■ **What is being asked**
Copy exactly, and only, the lines below from the first through the one containing "const plotLeft = 76, plotRight", both included; pictures are omitted.

** begin **

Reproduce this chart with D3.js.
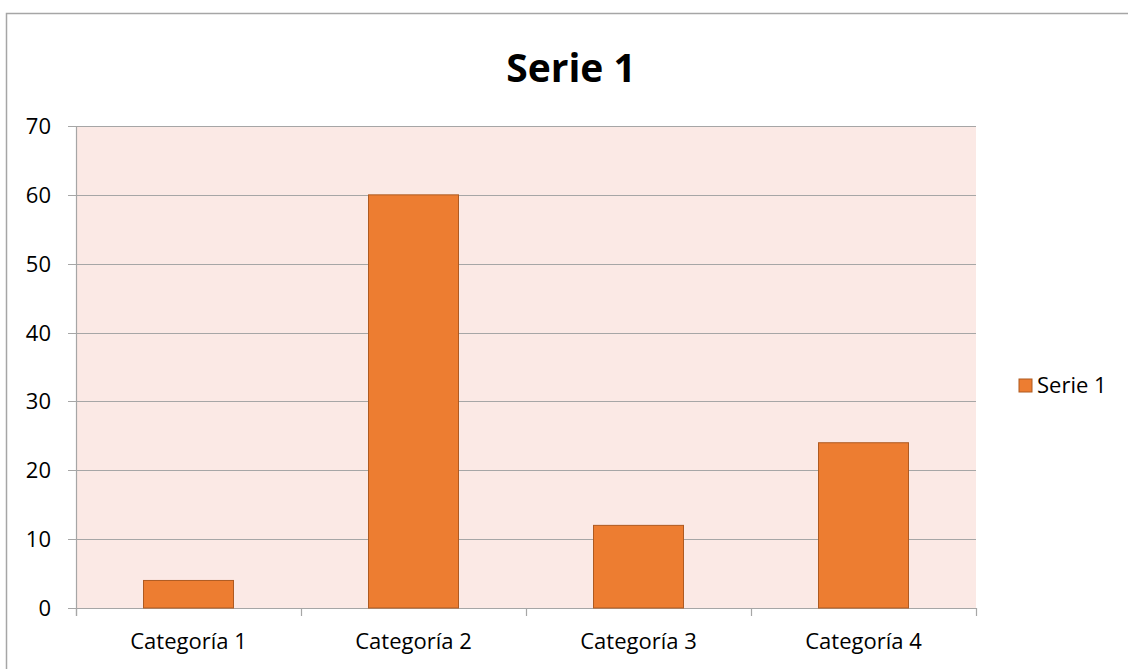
<!DOCTYPE html>
<html lang="es">
<head>
  <meta charset="UTF-8">
  <title>Serie 1</title>
  <script src="https://d3js.org/d3.v7.min.js"></script>
  <style>
    body { margin: 0; background: #fff; font-family: "Open Sans", Lato, sans-serif; }
    svg { display: block; }
  </style>
</head>
<body>
  <svg width="1128" height="669"></svg>

  <script>
    const categories = ["Categoría 1", "Categoría 2", "Categoría 3", "Categoría 4"];
    const serie1 = [4, 60, 12, 24];
    const yTicks = [0, 10, 20, 30, 40, 50, 60, 70];

    const svg = d3.select("svg");
    const plotLeft = 76, plotRight = 976, plotTop = 126, plotBottom = 608;

    // outer chart frame (runs off the page on right and bottom)
    svg.append("rect")
      .attr("x", 6.5).attr("y", 13.5)
      .attr("width", 1140).attr("height", 680)
      .attr("fill", "none").attr("stroke", "#a6a6a6").attr("stroke-width", 1.5);

    svg.append("text")
      .attr("x", 571).attr("y", 82)
      .attr("text-anchor", "middle")
      .attr("font-size", "39px").attr("font-weight", "bold")
      .attr("fill", "#000")
      .text("Serie 1");

    const x = d3.scaleBand()
      .domain(categories)
      .range([plotLeft, plotRight])
      .paddingInner(0.6)
      .paddingOuter(0.3);

    const y = d3.scaleLinear().domain([0, 70]).range([plotBottom, plotTop]);

    svg.append("rect")
      .attr("x", plotLeft).attr("y", plotTop)
      .attr("width", plotRight - plotLeft).attr("height", plotBottom - plotTop)
      .attr("fill", "#fbe9e5");

    // gridlines
    svg.append("g")
      .selectAll("line")
      .data(yTicks)
      .enter()
      .append("line")
      .attr("x1", plotLeft - 8).attr("x2", plotRight)
      .attr("y1", d => Math.round(y(d)) + 0.5).attr("y2", d => Math.round(y(d)) + 0.5)
      .attr("stroke", "#a6a6a6").attr("stroke-width", 1.2);

    // y axis line
    svg.append("line")
      .attr("x1", plotLeft + 0.5).attr("x2", plotLeft + 0.5)
      .attr("y1", plotTop).attr("y2", plotBottom + 8)
      .attr("stroke", "#a6a6a6").attr("stroke-width", 1.2);

    // category separators
    const bounds = d3.range(categories.length + 1)
      .map(i => plotLeft + i * (plotRight - plotLeft) / categories.length);
    svg.append("g")
      .selectAll("line")
      .data(bounds)
      .enter()
      .append("line")
      .attr("x1", d => Math.round(d) + 0.5).attr("x2", d => Math.round(d) + 0.5)
      .attr("y1", plotBottom).attr("y2", plotBottom + 8)
      .attr("stroke", "#a6a6a6").attr("stroke-width", 1.2);

    // y labels
    svg.append("g")
      .selectAll("text")
      .data(yTicks)
      .enter()
      .append("text")
      .attr("x", 51)
      .attr("y", d => y(d) + 8)
      .attr("text-anchor", "end")
      .attr("font-size", "22px")
      .attr("fill", "#000")
      .text(d => d);

    // bars
    svg.append("g")
      .selectAll("rect")
      .data(serie1)
      .enter()
      .append("rect")
      .attr("x", (d, i) => x(categories[i]))
      .attr("y", d => y(d))
      .attr("width", x.bandwidth())
      .attr("height", d => plotBottom - y(d))
      .attr("fill", "#ed7d31")
      .attr("stroke", "#ae5a21")
      .attr("stroke-width", 1);

    // x labels
    svg.append("g")
      .selectAll("text")
      .data(categories)
      .enter()
      .append("text")
      .attr("x", d => x(d) + x.bandwidth() / 2)
      .attr("y", 649)
      .attr("text-anchor", "middle")
      .attr("font-size", "22px")
      .attr("fill", "#000")
      .text(d => d);

    // legend
    svg.append("rect")
      .attr("x", 1019).attr("y", 379)
      .attr("width", 13).attr("height", 13)
      .attr("fill", "#ed7d31").attr("stroke", "#ae5a21");
    svg.append("text")
      .attr("x", 1037).attr("y", 393)
      .attr("font-size", "22px")
      .attr("fill", "#000")
      .text("Serie 1");
  </script>
</body>
</html>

** end **

■ **The solution**
Reproduce this chart with D3.js.
<!DOCTYPE html>
<html lang="es">
<head>
  <meta charset="UTF-8">
  <title>Serie 1</title>
  <script src="https://d3js.org/d3.v7.min.js"></script>
  <style>
    body { margin: 0; background: #fff; font-family: "Open Sans", Lato, sans-serif; }
    svg { display: block; }
  </style>
</head>
<body>
  <svg width="1128" height="669"></svg>

  <script>
    const categories = ["Categoría 1", "Categoría 2", "Categoría 3", "Categoría 4"];
    const serie1 = [4, 60, 12, 24];
    const yTicks = [0, 10, 20, 30, 40, 50, 60, 70];

    const svg = d3.select("svg");
    const plotLeft = 76, plotRight = 976, plotTop = 126, plotBottom = 608;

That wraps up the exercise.